Triggers

Triggers of at risk and vulnerability differ depending on life stages. Unfortunately, because triggers are different and occur at different ages, paired with the gap between preventive services and law enforcement consequences, there is a lack of documented warning signs.

In addition, the lack of preventive services perpetuates the problem, prevents behavioral research and education for the public and professionals, while strengthening the structural conditions to perpetuate the all-time high of domestic and international extremism. NBC News reported a 35% increase in world-wide terrorist attacks (June 19, 2015).

It can be argued the individuals at risk for extremist influence and/or violence could be considered victims because the intent to join or act on behalf of an extremist group is not present at the onset of coercion. The intent to belong and the lack of emotional regulation or rational thought are the key drivers. Perpetrators prey on the vulnerable and manipulate them for their benefit.

Who is at risk? The majority at risk are youths and young adults who perceive their social and contextual influences as unfair or are not “playing by the rules.” Remember, it is the perceived unfairness or “rule breaking behavior” by at risk individuals. It does not matter if individuals are having virtual or conventional relationships. While the majority of at risk individuals are youths and young adults, adults of all ages are not immune to triggers resulting in at risk behavior.

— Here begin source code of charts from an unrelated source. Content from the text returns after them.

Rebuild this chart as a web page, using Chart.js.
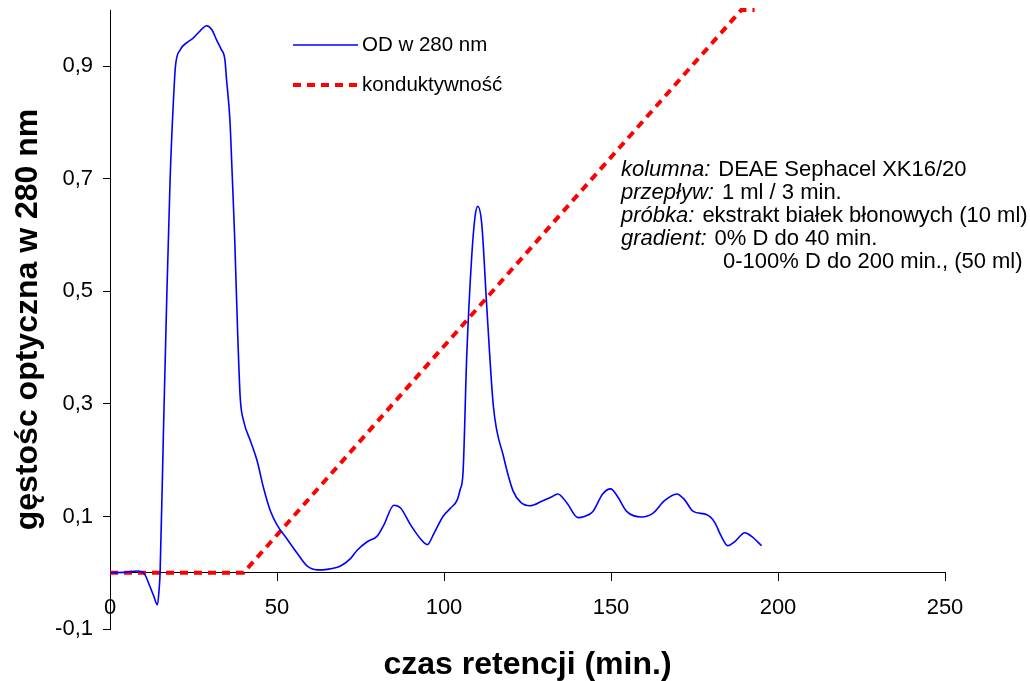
<!DOCTYPE html>
<html>
<head>
<meta charset="utf-8">
<script src="https://cdn.jsdelivr.net/npm/chart.js@4.4.0/dist/chart.umd.min.js"></script>
<style>
  body { margin: 0; background: #fff; }
  #wrap { width: 1030px; height: 681px; }
</style>
</head>
<body>
<div id="wrap"><canvas id="chromChart"></canvas></div>
<script>
// retention time (min.) and OD at 280 nm
const odTime = [0, 5, 8, 10, 12, 13, 14.2, 14.7, 15, 16, 17, 18, 19, 19.6, 21, 23, 24.9, 27, 28.9, 30.5, 31.9, 33.3, 34.4, 34.9, 35.9, 36.5, 37.3, 38.2, 39, 40, 42, 44, 46, 48, 50, 53, 56, 59, 62, 65, 69, 72, 74, 77, 80, 82, 85, 87, 90, 93, 95, 97, 99.7, 102, 104, 104.8, 105.7, 106.8, 108.3, 109.3, 110.1, 111.3, 112.8, 114.8, 117.8, 120.7, 123, 125.7, 129.6, 132, 134.1, 136.8, 140.1, 142, 144.6, 147.5, 149.9, 152, 154.7, 159.2, 162.6, 166, 169.7, 172, 174.6, 178.7, 181, 183, 185, 187, 190.1, 192, 195.1];
const odValue = [0, 0.001, 0.003, 0, -0.025, -0.04, -0.057, -0.03, 0, 0.25, 0.49, 0.7, 0.84, 0.9, 0.929, 0.942, 0.95, 0.963, 0.972, 0.965, 0.947, 0.93, 0.912, 0.876, 0.805, 0.72, 0.6, 0.43, 0.31, 0.27, 0.235, 0.2, 0.15, 0.11, 0.085, 0.06, 0.035, 0.012, 0.005, 0.006, 0.012, 0.025, 0.04, 0.055, 0.065, 0.085, 0.12, 0.115, 0.085, 0.06, 0.05, 0.07, 0.1, 0.115, 0.13, 0.147, 0.178, 0.384, 0.562, 0.633, 0.651, 0.62, 0.473, 0.295, 0.207, 0.145, 0.125, 0.119, 0.128, 0.134, 0.14, 0.124, 0.098, 0.1, 0.109, 0.14, 0.149, 0.135, 0.109, 0.099, 0.106, 0.128, 0.14, 0.13, 0.109, 0.103, 0.09, 0.065, 0.048, 0.055, 0.071, 0.065, 0.048];

// conductivity (gradient)
const condTime = [0, 40, 189, 193];
const condValue = [0, 0, 1, 1];

const xTicks = [0, 50, 100, 150, 200, 250];
const yTicks = [-0.1, 0.1, 0.3, 0.5, 0.7, 0.9];

const legendLabels = ['OD w 280 nm', 'konduktywność'];
const notes = [
  ['kolumna:', 'DEAE Sephacel XK16/20'],
  ['przepływ:', '1 ml / 3 min.'],
  ['próbka:', 'ekstrakt białek błonowych (10 ml)'],
  ['gradient:', '0% D do 40 min.'],
  ['', '0-100% D do 200 min., (50 ml)']
];

const FONT = "'Liberation Sans', Arial, sans-serif";

function toPoints(xs, ys) {
  return xs.map((x, i) => ({ x: x, y: ys[i] }));
}

// legend + description text inside the plot
const overlayPlugin = {
  id: 'overlay',
  afterDraw(chart) {
    const ctx = chart.ctx;
    ctx.save();
    ctx.font = '20.5px ' + FONT;
    ctx.textBaseline = 'middle';
    ctx.fillStyle = '#000';

    // legend
    const rows = [45, 85];
    chart.data.datasets.forEach((ds, i) => {
      ctx.beginPath();
      ctx.strokeStyle = ds.borderColor;
      ctx.lineWidth = ds.borderWidth;
      ctx.setLineDash(ds.borderDash || []);
      ctx.moveTo(293, rows[i]);
      ctx.lineTo(358, rows[i]);
      ctx.stroke();
      ctx.setLineDash([]);
      ctx.fillText(legendLabels[i], 362, rows[i]);
    });

    // description
    let y = 170;
    notes.forEach(n => {
      let x = 621;
      if (n[0]) {
        ctx.font = 'italic 22px ' + FONT;
        ctx.fillText(n[0], x, y);
        x += ctx.measureText(n[0]).width + 8;
      } else {
        x = 723;
      }
      ctx.font = '22px ' + FONT;
      ctx.fillText(n[1], x, y);
      y += 23;
    });
    ctx.restore();
  }
};

document.addEventListener("DOMContentLoaded", function () {
  const ctx = document.getElementById('chromChart').getContext('2d');
  new Chart(ctx, {
    type: 'scatter',
    data: {
      datasets: [{
        label: legendLabels[0],
        data: toPoints(odTime, odValue),
        showLine: true,
        borderColor: '#0000ff',
        borderWidth: 1.6,
        pointRadius: 0,
        cubicInterpolationMode: 'monotone',
        clip: false
      }, {
        label: legendLabels[1],
        data: toPoints(condTime, condValue),
        showLine: true,
        borderColor: '#ff0000',
        borderWidth: 4,
        borderDash: [8, 6],
        pointRadius: 0,
        clip: false
      }]
    },
    options: {
      responsive: true,
      maintainAspectRatio: false,
      animation: false,
      layout: { padding: { top: 10, right: 85, left: 0, bottom: 0 } },
      plugins: {
        legend: { display: false },
        tooltip: { enabled: false },
        title: {
          display: true,
          fullSize: false,
          position: 'bottom',
          text: 'czas retencji (min.)',
          color: '#000',
          font: { family: FONT, size: 32, weight: 'bold', lineHeight: 1 },
          padding: { top: 20, bottom: 0 }
        }
      },
      scales: {
        x: {
          type: 'linear',
          min: 0,
          max: 250,
          position: { y: 0 },
          afterBuildTicks: s => { s.ticks = xTicks.map(v => ({ value: v })); },
          afterFit: s => { s.paddingLeft = 0; s.paddingRight = 0; },
          grid: { drawOnChartArea: false, tickLength: 8, color: '#000', tickColor: '#000' },
          border: { color: '#000', width: 1 },
          ticks: {
            color: '#000',
            padding: 14,
            font: { family: FONT, size: 22 },
            callback: v => String(v)
          }
        },
        y: {
          type: 'linear',
          min: -0.1,
          max: 1.0,
          afterFit: s => { s.width = 110; s.paddingTop = 0; s.paddingBottom = 0; },
          afterBuildTicks: s => { s.ticks = yTicks.map(v => ({ value: v })); },
          grid: { drawOnChartArea: false, tickLength: 7, color: '#000', tickColor: '#000' },
          border: { color: '#000', width: 1 },
          ticks: {
            color: '#000',
            padding: 10,
            font: { family: FONT, size: 22 },
            callback: v => v.toFixed(1).replace('.', ',')
          },
          title: {
            display: true,
            text: 'gęstośc optyczna w 280 nm',
            color: '#000',
            font: { family: FONT, size: 32, weight: 'bold', lineHeight: 1.2 },
            padding: { top: 9, bottom: 0 }
          }
        }
      }
    },
    plugins: [overlayPlugin]
  });
});
</script>
</body>
</html>
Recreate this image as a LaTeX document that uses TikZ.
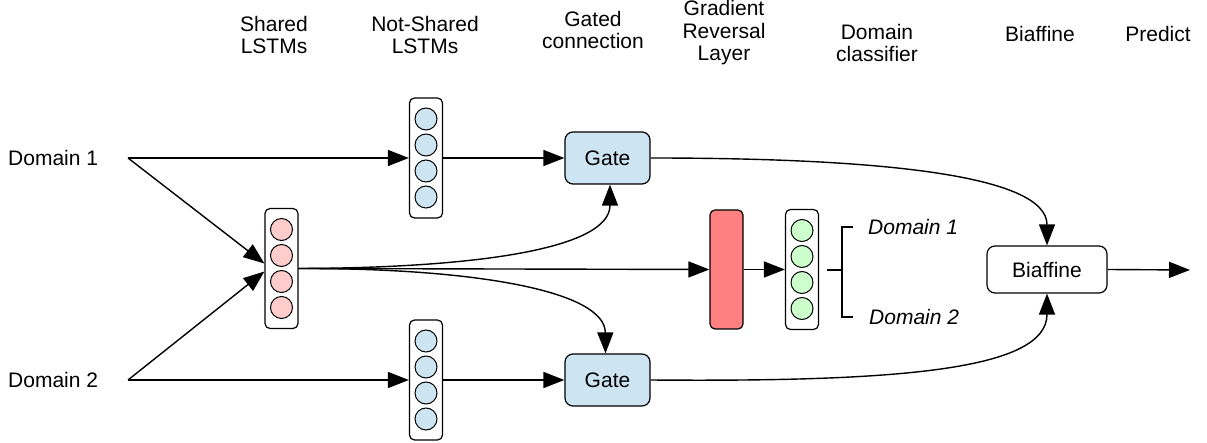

Currently, there are no organizations that act as a safety net to guard against individuals who are at risk of antisocial behavior. Preventive organizations would need to offer mental health and social services to help (re)integrate the victims into society. Law enforcement would need to be trained to understand the development of such behavior and assist in the preventive process.

In order to correct the societal issue, all sectors must come together to create preventive programs and services in an effort to protect at risk individuals. It is not just the responsibility of one sector in society, but of all sectors in society, including social services, law enforcement, human rights agencies and families. We can accomplish much more together than we can alone.

In closing, an abbreviated version of a poem from Maya Angelou entitled, “Alone” is most appropriate.

“Lying, thinking last night, how to find my soul a home, where water is not thirsty, and bread loaf is not stone, I came up with one thing, and I don’t believe I am wrong, that nobody, but nobody, can make it out here alone.”